GOP cuts aimed at poor

House Republicans passed a bill last Thursday that cuts about $40 billion from the Supplemental Nutrition Assistance Program (SNAP) program, which oversees food stamp distribution.

Republicans claim it is about eliminating loopholes and reigning in a “wild horse” of a program, whereas most Democrats refer to the bill as barbaric.

This is not a bloated budget being cut down or a responsible reeling in of big government. It’s an example of backwards priorities, twisted logic and an elitist perception of reality.

Republican House Speaker John Boehner explained that the bill would make getting back to work a priority for Americans. Nothing quite like the inability to feed your family to light a fire under your ass to get back to work. And this is the party that needs to relate better to the poor and minorities. It’s either sheer arrogance or stupidity or some sort of painful combination.

The argument that food stamps are abused and the program is riddled with fraud holds little weight when compared with other programs. According to an article in The Atlantic, the margins of error in food stamps are comparable with other social programs, hovering at around 3 per cent.

When members of the House advocate for cuts to the program as a way to eliminate fraud or loopholes, they’re actually just cutting funding.

As approximately 47 million Americans experience high levels of food insecurity and rely on foodstamps for meals, 217 members of the House decided that cuts to the program were a good idea.

Republicans could have dug their teeth into a variety of programs that require fiscal trimming, but for some reason chose to create a bill which hurts America’s most vulnerable.

It is difficult to understand how the government can debate a strike on Syria that would come with a hefty price tag in the billions when at the same time cutting social programs on which so many Americans rely.

Obama increased funding for the SNAP program and instances of fraud decreased. By making these cuts, all progress made will be reversed as millions will lose access to meals and jobs will be lost in distribution.

The House wants to put income restrictions in place so high earners cannot receive food stamps. That seems reasonable, but becomes unfair when farmer subsidies, which are typically part of the same bill as food stamps, get overlooked.

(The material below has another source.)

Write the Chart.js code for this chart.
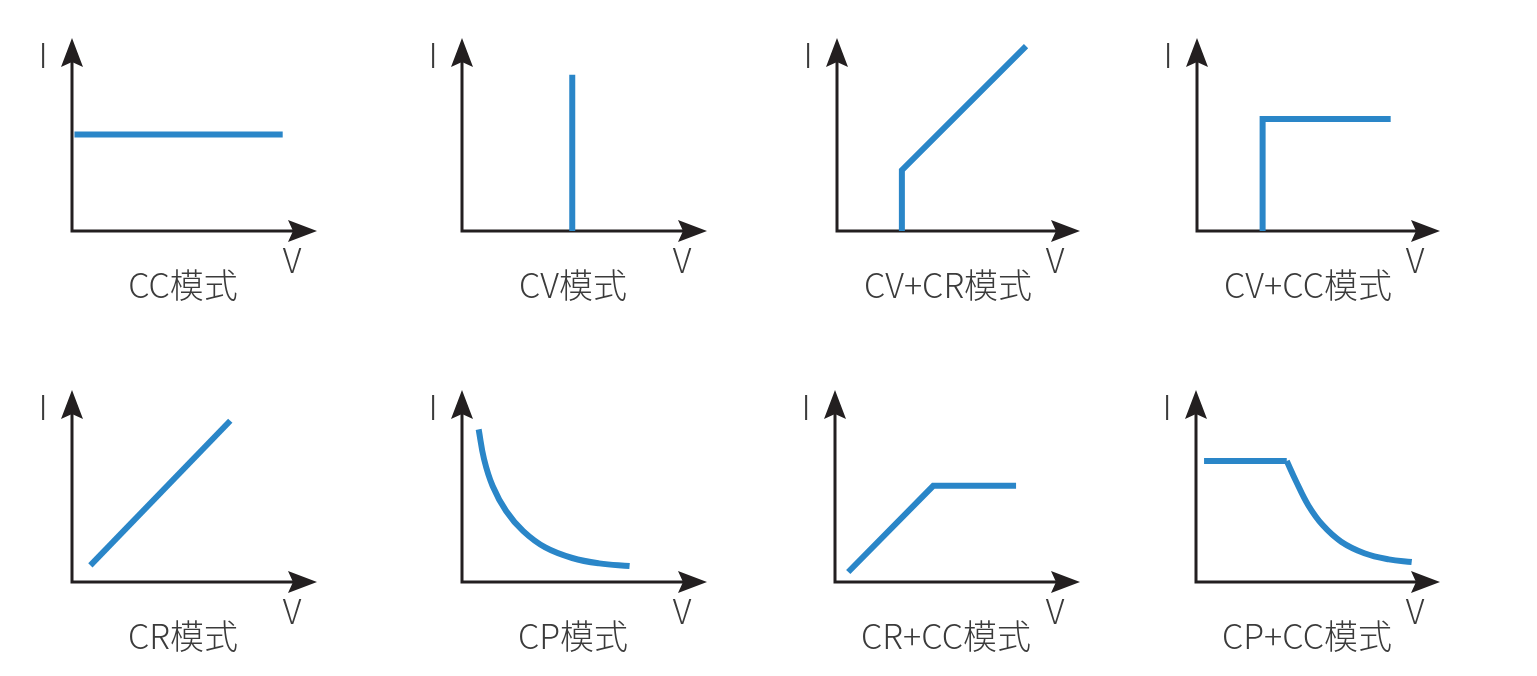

Farmers making far more than the average American should not be receiving subsidies from the government, especially when it wants to kick 4 million people off the food stamps program. Insurance coverage encourages farmers to take risks in cultivating land that may not be fertile and, overall, the farmer subsidy program has been susceptible to fraud. However, the farm and insurance lobbies are likely a fair deal more powerful than hungry Americans. This issue is a direct reflection of American priorities and the complicity of interest group donations to political campaigns.

Usually it is a little less transparent and the impact less direct, but this time all those favours owed is resulting in 4 million people losing their meals. The real kicker is that many Republicans want to increase the farm subsidies further.

Farm subsidies are fundamentally very similar to a social welfare program like food stamps, although there is no interest in closing the loopholes when it comes to farmers. Some farm subsidies are even given out to dead farmers.

The Risk Management Agency, which administers crop insurance for farmers, recently paid $22 million to over 3,000 individuals who had been dead for at least two years.

Duke University economist Marc Bellemare and political scientist Nicholas Carnes have a reason beyond the power of interest groups to explain Congress’s agricultural subsidy infatuation.

According to their work, farmers and have disproportionate political sway in key districts.

Whatever the motivation for this latest waste of time and tax dollars, Republicans ultimately lose. It makes them look bad, except to the disillusioned Tea Party-ers who think this sort of thing is responsible governance.

The bill won’t make it through Senate and Obama has already threatened a veto. Republicans come out looking heartless and unnecessarily combative by proposing a bill that they know will not pass.

This is a bad move for a GOP looking for credibility with the American people.

When other countries look with confusion at America, it’s because of government actions like this, which put citizens at increased risk. It wasn’t food stamps that created the deficit and cutting funding for the program won’t eliminate it either.

It’s a shame millions of Americans on food stamps don’t have special interest groups to ensure their jobs. They have to be motivated by an inability to feed their family.